• Supplied entries:
· · · ·
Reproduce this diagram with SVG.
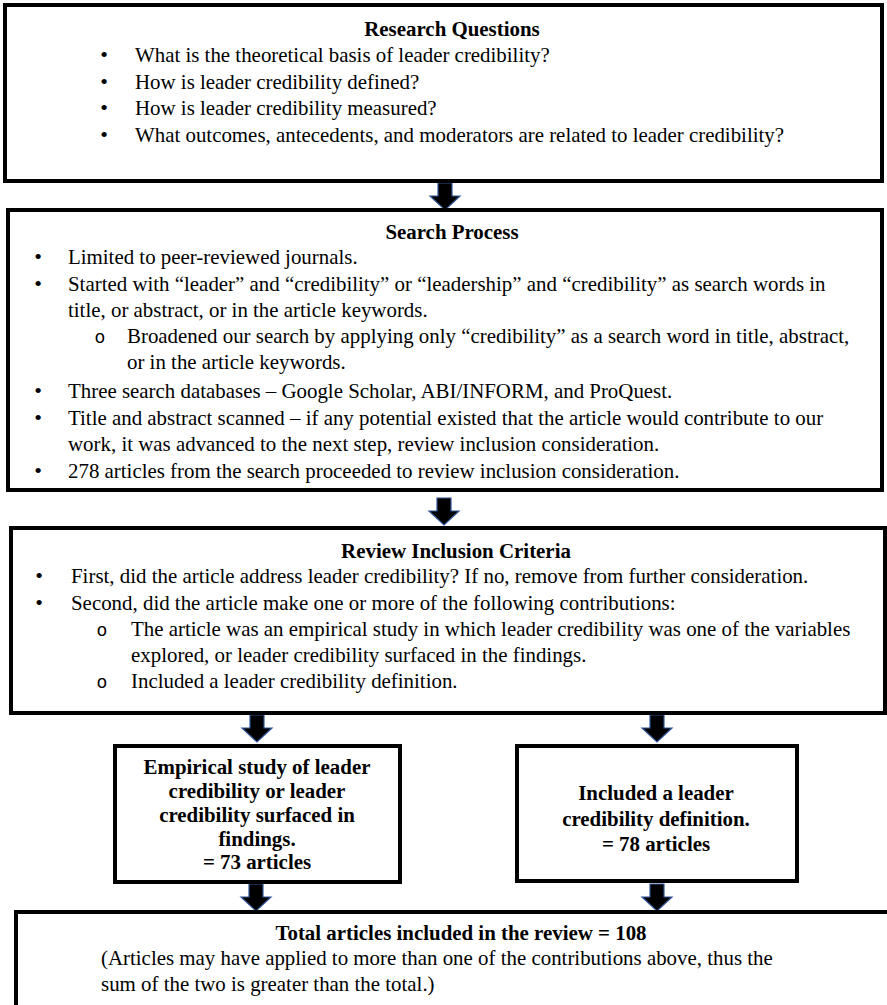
<svg xmlns="http://www.w3.org/2000/svg" width="887" height="1005" viewBox="0 0 887 1005">
<style>
.box{fill:#fff;stroke:#000;stroke-width:4}
.sbox{fill:#fff;stroke:#000;stroke-width:4}
text{font-family:"Liberation Serif","Times New Roman",serif;font-size:20.9px;fill:#000}
.b{font-weight:bold}
.c{text-anchor:middle}
.bul{text-anchor:middle;font-size:22px}
.sub{font-family:"Liberation Mono","Courier New",monospace;text-anchor:middle;font-size:18px}
.arrow{fill:#000;stroke:#2f5597;stroke-width:1.2}
</style>
<defs>
<path id="arr" d="M-7,0 H7 V13 H15 L0,27 L-15,13 H-7 Z"/>
</defs>
<rect width="887" height="1005" fill="#fff"/>
<g id="connectors">
<use href="#arr" class="arrow" x="445" y="183"/>
<use href="#arr" class="arrow" x="444" y="498"/>
<use href="#arr" class="arrow" x="257" y="715"/>
<use href="#arr" class="arrow" x="657" y="715"/>
<use href="#arr" class="arrow" x="256" y="884"/>
<use href="#arr" class="arrow" x="657" y="884"/>
</g>
<g id="research-questions">
<rect class="box" x="5" y="5" width="877" height="176"/>
<text class="b c" x="452" y="36">Research Questions</text>
<text class="bul" x="104" y="62">•</text><text x="135" y="62">What is the theoretical basis of leader credibility?</text>
<text class="bul" x="104" y="88.5">•</text><text x="135" y="88.5">How is leader credibility defined?</text>
<text class="bul" x="104" y="115">•</text><text x="135" y="115">How is leader credibility measured?</text>
<text class="bul" x="104" y="141.5">•</text><text x="135" y="141.5">What outcomes, antecedents, and moderators are related to leader credibility?</text>
</g>
<g id="search-process">
<rect class="box" x="8" y="210" width="874" height="280"/>
<text class="b c" x="452" y="239">Search Process</text>
<text class="bul" x="38" y="264">•</text><text x="68" y="264">Limited to peer-reviewed journals.</text>
<text class="bul" x="38" y="290.5">•</text><text x="68" y="290.5">Started with “leader” and “credibility” or “leadership” and “credibility” as search words in</text>
<text x="68" y="317">title, or abstract, or in the article keywords.</text>
<text class="sub" x="100" y="343">o</text><text x="127" y="343">Broadened our search by applying only “credibility” as a search word in title, abstract,</text>
<text x="127" y="369">or in the article keywords.</text>
<text class="bul" x="38" y="398">•</text><text x="68" y="398">Three search databases – Google Scholar, ABI/INFORM, and ProQuest.</text>
<text class="bul" x="38" y="425">•</text><text x="68" y="425">Title and abstract scanned – if any potential existed that the article would contribute to our</text>
<text x="68" y="451">work, it was advanced to the next step, review inclusion consideration.</text>
<text class="bul" x="38" y="478">•</text><text x="68" y="478">278 articles from the search proceeded to review inclusion consideration.</text>
</g>
<g id="review-inclusion-criteria">
<rect class="box" x="11" y="528" width="874" height="185"/>
<text class="b c" x="456" y="558">Review Inclusion Criteria</text>
<text class="bul" x="39" y="583">•</text><text x="71" y="583">First, did the article address leader credibility? If no, remove from further consideration.</text>
<text class="bul" x="39" y="609.5">•</text><text x="71" y="609.5">Second, did the article make one or more of the following contributions:</text>
<text class="sub" x="102" y="636">o</text><text x="131" y="636">The article was an empirical study in which leader credibility was one of the variables</text>
<text x="131" y="661.5">explored, or leader credibility surfaced in the findings.</text>
<text class="sub" x="102" y="688">o</text><text x="131" y="688">Included a leader credibility definition.</text>
</g>
<g id="empirical-study">
<rect class="sbox" x="115" y="746" width="285" height="136"/>
<text class="b c" x="257" y="774">Empirical study of leader</text>
<text class="b c" x="257" y="798">credibility or leader</text>
<text class="b c" x="257" y="822">credibility surfaced in</text>
<text class="b c" x="257" y="846">findings.</text>
<text class="b c" x="257" y="869">= 73 articles</text>
</g>
<g id="definition">
<rect class="sbox" x="517" y="746" width="280" height="135"/>
<text class="b c" x="656" y="800">Included a leader</text>
<text class="b c" x="656" y="826">credibility definition.</text>
<text class="b c" x="656" y="851">= 78 articles</text>
</g>
<g id="total">
<rect class="box" x="16" y="912" width="900" height="130"/>
<text class="b c" x="461" y="940">Total articles included in the review = 108</text>
<text x="101" y="965">(Articles may have applied to more than one of the contributions above, thus the</text>
<text x="101" y="991">sum of the two is greater than the total.)</text>
</g>
</svg>
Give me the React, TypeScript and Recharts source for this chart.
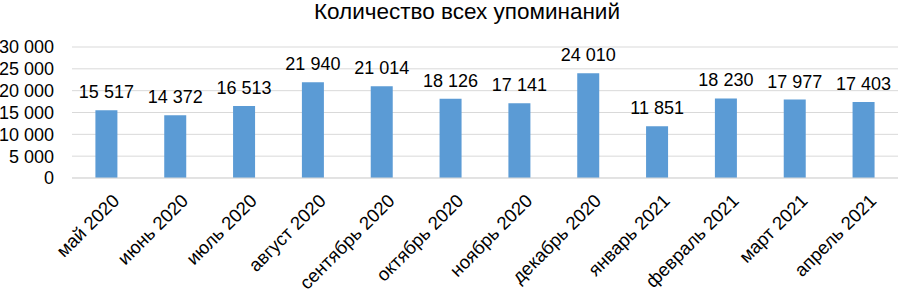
import { BarChart, Bar, XAxis, YAxis, CartesianGrid, LabelList } from "recharts";

const months = [
  "май 2020",
  "июнь 2020",
  "июль 2020",
  "август 2020",
  "сентябрь 2020",
  "октябрь 2020",
  "ноябрь 2020",
  "декабрь 2020",
  "январь 2021",
  "февраль 2021",
  "март 2021",
  "апрель 2021",
];
const mentions = [15517, 14372, 16513, 21940, 21014, 18126, 17141, 24010, 11851, 18230, 17977, 17403];
const yTicks = [0, 5000, 10000, 15000, 20000, 25000, 30000];

const data = months.map((m, i) => ({ month: m, value: mentions[i] }));

const fmt = (v: number) => String(v).replace(/\B(?=(\d{3})+(?!\d))/g, " ");
const FONT = "'Liberation Sans', Arial, sans-serif";

function MonthTick({ x, y, payload }: any) {
  const ax = x + 14;
  const ay = y + 16;
  return (
    <text
      x={ax}
      y={ay}
      transform={`rotate(-45, ${ax}, ${ay})`}
      textAnchor="end"
      fontSize={18.5}
      fontFamily={FONT}
      fill="#000"
    >
      {payload.value}
    </text>
  );
}

function ValueLabel({ x, y, width, value }: any) {
  return (
    <text
      x={x + width / 2}
      y={y - 12}
      textAnchor="middle"
      fontSize={18}
      fontFamily={FONT}
      fill="#000"
    >
      {fmt(Number(value))}
    </text>
  );
}

export default function App() {
  return (
    <div style={{ position: "absolute", left: 0, top: 0, width: 902, height: 290, background: "#fff" }}>
      <div
        style={{
          position: "absolute",
          left: 0,
          top: 0,
          width: 934,
          textAlign: "center",
          fontFamily: FONT,
          fontSize: 22.5,
          lineHeight: "24px",
          color: "#000",
        }}
      >
        Количество всех упоминаний
      </div>
      <BarChart
        width={902}
        height={290}
        data={data}
        margin={{ top: 47, right: 4, left: 0, bottom: 0 }}
        barCategoryGap="34%"
      >
        <CartesianGrid vertical={false} stroke="#d9d9d9" />
        <XAxis
          dataKey="month"
          interval={0}
          height={112}
          tickLine={false}
          stroke="#d9d9d9"
          tick={<MonthTick />}
        />
        <YAxis
          width={72}
          domain={[0, 30000]}
          ticks={yTicks}
          interval={0}
          tickFormatter={fmt}
          axisLine={false}
          tickLine={false}
          tickSize={0}
          tickMargin={18}
          tick={{ fontSize: 18, fontFamily: FONT, fill: "#000" }}
        />
        <Bar dataKey="value" fill="#5b9bd5" isAnimationActive={false}>
          <LabelList dataKey="value" content={<ValueLabel />} />
        </Bar>
      </BarChart>
    </div>
  );
}
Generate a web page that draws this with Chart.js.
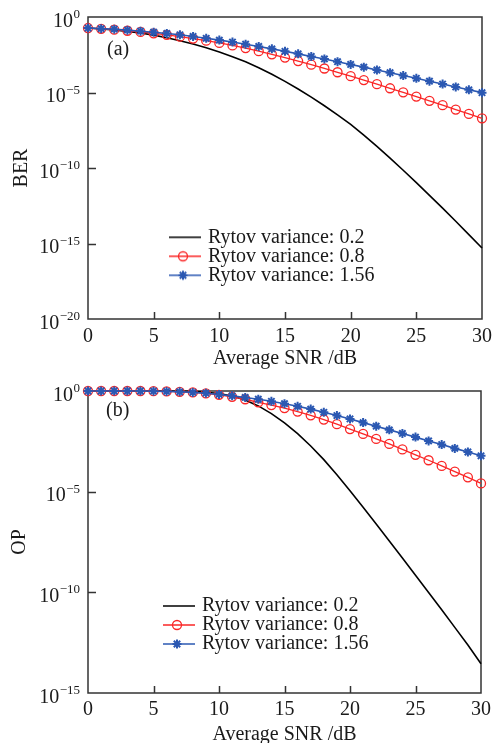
· · · ·
• Problem requirements: Your answer should be a single number: the count of lines in these records that hold the string "with".

• The output: 3